David Irving's Hitler
A Faulty History Dissected
Two Essays by Eberhard Jäckel
Translation & Comments by H. David Kirk


© Copyright 1993, H. David Kirk

Translator's Introduction:
The Nazi Stake in Faulty History

"I would say that Nazi propaganda is much too
transparent to work, were it not for the fast that
it often does work. I don't know why, unless it
is because people are deceived by its obvious
bluntness ... "

Bella Fromm
Berlin, August 9, 1933

This little book is about Nazi propaganda, six decades after Bella Fromm wrote the above in her Berlin diary. In 1933 Nazi propaganda was blunt and screamed its anti-Jewish themes without regard for historical niceties. When in 1945 Germany's war machine was for the second time in 27 years beaten to a standstill, it was not possible once again to use the early Nazi line that the defeat had come about because "the Jews and the socialists had stabbed Germany in the back." After all, socialists had been politically eliminated in 1933 and during the war Jewish populations had been systematically murdered. After the second defeat a more elegant explanation was needed. The neo-Nazi movement found it in the re-writing of history. One theme lies bluntly: "there was no Holocaust"; another, less blatant, says: "c'est la guerre, that's how it is in war."

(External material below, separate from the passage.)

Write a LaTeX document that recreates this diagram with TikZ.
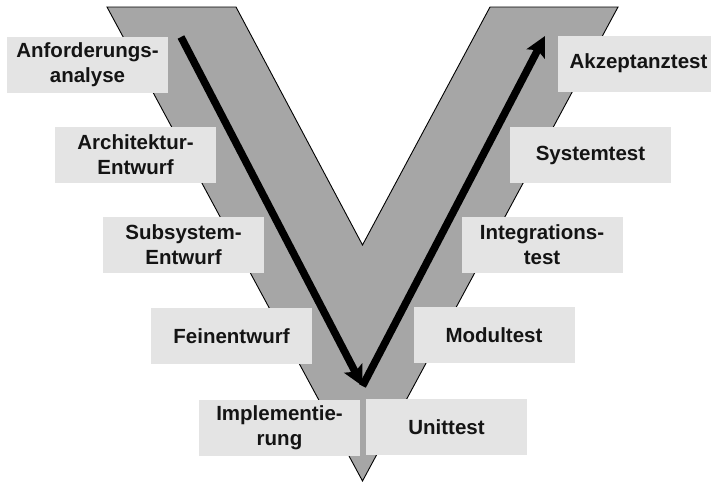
\documentclass[tikz,border=0pt]{standalone}
\usepackage{fontspec}
\setmainfont{Liberation Sans}
\usetikzlibrary{arrows.meta}
\definecolor{vgray}{HTML}{A6A6A6}
\definecolor{boxgray}{HTML}{E4E4E4}
\definecolor{ink}{HTML}{141414}
\begin{document}
\begin{tikzpicture}[x=1pt,y=-1pt,
  phase/.style={fill=boxgray, draw=none, minimum width=161pt, minimum height=56pt,
    inner sep=0pt, align=center, text=ink,
    font=\fontsize{20.5}{25}\selectfont\bfseries},
  flow/.style={line width=7.5pt, draw=black,
    -{Stealth[length=20pt,width=20pt,inset=4pt]}}]
  \useasboundingbox (0,0) rectangle (711,483);
  % the V shape
  \draw[fill=vgray, line width=0.9pt]
    (107,7) -- (236,7) -- (362.5,245) -- (490,7) -- (618,7) -- (362.5,481) -- cycle;
  % specification phases (left arm)
  \node[phase] (anf) at (87.5,64.5)  {Anforderungs-\\analyse};
  \node[phase] (arc) at (135.5,155)  {Architektur-\\Entwurf};
  \node[phase] (sub) at (183.5,245)  {Subsystem-\\Entwurf};
  \node[phase] (fein) at (231.5,336) {Feinentwurf};
  \node[phase] (impl) at (279.5,427.5) {Implementie-\\rung};
  % test phases (right arm)
  \node[phase] (unit) at (446.5,427) {Unittest};
  \node[phase] (mod) at (494,335)   {Modultest};
  \node[phase] (int) at (542,245)   {Integrations-\\test};
  \node[phase] (sys) at (590.5,155) {Systemtest};
  \node[phase] (akz) at (638.5,63.5) {Akzeptanztest};
  % flow arrows
  \coordinate (start) at (181,37);
  \coordinate (bottom) at (362.5,386);
  \coordinate (top) at (545,36);
  \draw[flow] (start) -- (bottom);
  \draw[flow] (bottom) -- (top);
\end{tikzpicture}
\end{document}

How to answer Holocaust deniers when younger people know little or nothing of that horrible history and can easily be misled by those who re-write it? It is a big question and cannot be tackled by one little book. But one little book can make a contribution to truth. David Irving's Hitler builds around two essays by the German historian Eberhard Jäckel. The essays appeared in 1979 in Germany in a collection of articles[4] commenting on the TV series "Holocaust." In Germany the television showings had led to nationwide outcries and hand wringing, producing numerous commentaries. Professor Jäckel's essays dealt with Holocaust issues tangentially, in the context of Holocaust denial. He focused on a clever re-writer of history, the Englishman David Irving, in particular his book Hitler's War.

Encountering Jäckel's essays in 1991, I realized they were not only still timely but, if anything, becoming more so. He had put his finger on Irving's Achilles heel, the soft spots in Hitler's War, errors that have been made into the neo- Nazi lie about Hitler. Writing in English, David Irving makes an impact on English-speaking readers. That is why Jäckel's essays had to be made available in English. But Jäckel's German readers had mostly been exposed to the TV "Holocaust" series and to the uproar that had resulted from it. They were thus an unusually sensitized readership. A North American translation, fourteen years later, would have to provide more background. To do that is the task of this Introduction.